Agreed. To me, Miller's Holmes evokes an updating of Jeremy Brett's performance.
I still think it would be fun if the two shows did episodes where they swapped lead actors and just had them play each other's characters without any acknowledgment of the change, like how Cumberbatch and Miller swapped playing Frankenstein and the Creature on alternate nights in their 2-man play.
I would absolutely love that. I've often wondered how Miller and Cumberbatch would approach the other's material. I can almost imagine Miller delivering the Best Man speech, and likewise I can almost imagine Cumberbatch in Kitty Winter's last episode.
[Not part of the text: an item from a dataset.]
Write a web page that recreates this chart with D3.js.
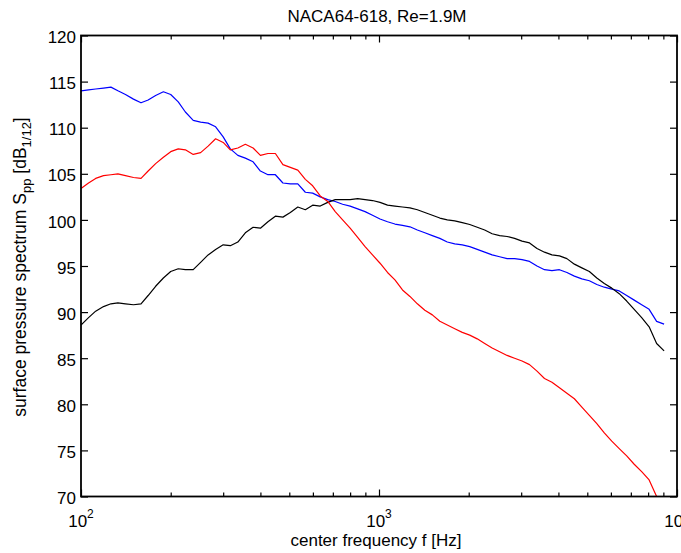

And it occurred to me while watching "The Abominable Bride" that this is one thing Sherlock could do that Elementary could not. You couldn't have Lucy Liu playing Watson and Jon Michael Hill playing a Scotland Yard man in Victorian London. (Well, you could have Lestrade if Sean Pertwee weren't busy doing Gotham.)
I'd imagine a Victorian-era
Elementary would be set in New York rather than London, but it wasn't until 1911 that the NYPD had its first black policeman --
Sam Battle -- so that would preclude Marcus Bell. It could be cool -- the police commissioner at the time was none other than Teddy Roosevelt -- but, yeah, the cast wouldn't quite work.
I don't think Andrew Scott is miscast as Moriarty, but he's certainly miswritten.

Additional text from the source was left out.